On le sait, la mort est un élément omniprésent dans la carrière de Notorious BIG et c’est sans doute le rappeur pour qui l’expression “célébrer l’anniversaire de sa mort” semble la plus juste. Pour preuve le titre “Suicidal Toughts” qui vient clôturer son premier album “Ready To Die”. Notorious BIG, en storyteller talentueux qu’il est, raconte son dernier appel en plein milieu de la nuit, avant de se suicider. C’est bien sûr Puff qui est à l’autre bout du fil, jouant parfaitement son rôle de témoin passif en ponctuant les rimes de Christopher Wallace jusqu’au coup de feu final… 
Le climat est pesant et ce en grande partie grâce à la production signée Lord Finesse.

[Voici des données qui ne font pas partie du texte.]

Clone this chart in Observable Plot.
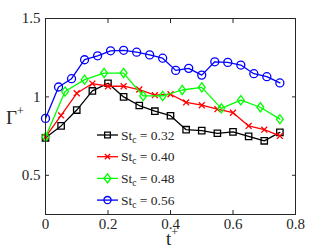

Ce dernier est allé piocher une boucle de Miles Davis extrait du titre “Lonely Fire” et une batterie de Brethren qui figure sur “Outside Love”. Des morceaux choisis qui collent parfaitement aux causes du mal-être de BIG : la solitude et le manque d’amour. Les samples utilisés par le Funkyman fonctionnent ici comme la greffe d’un cœur, ils donnent le ton et le rythme du morceau. Notorious n’a plus qu’à vider son sac, déjà dépourvu de sens, d’affection. Il rappe la crapulerie et surtout l’absence de lien, en évoquant la figure récurrente de sa mère et son désamour. Un morceau sans refrain qui aurait été un terrain d’étude parfait pour Durkheim.

–  Bachir

Hommage

La funeste procession

Apprendre la mort de Notorious Big, quelques mois après l’assassinat de Tupac,  n’était pas vraiment une surprise, cela pouvait même paraître évident tellement la guerre East West était à son paroxysme. Paroxystiques, les images de son enterrement le sont car aucun rappeur n’avait autant personnifié la mort : évidente et traumatisante pour nous tous.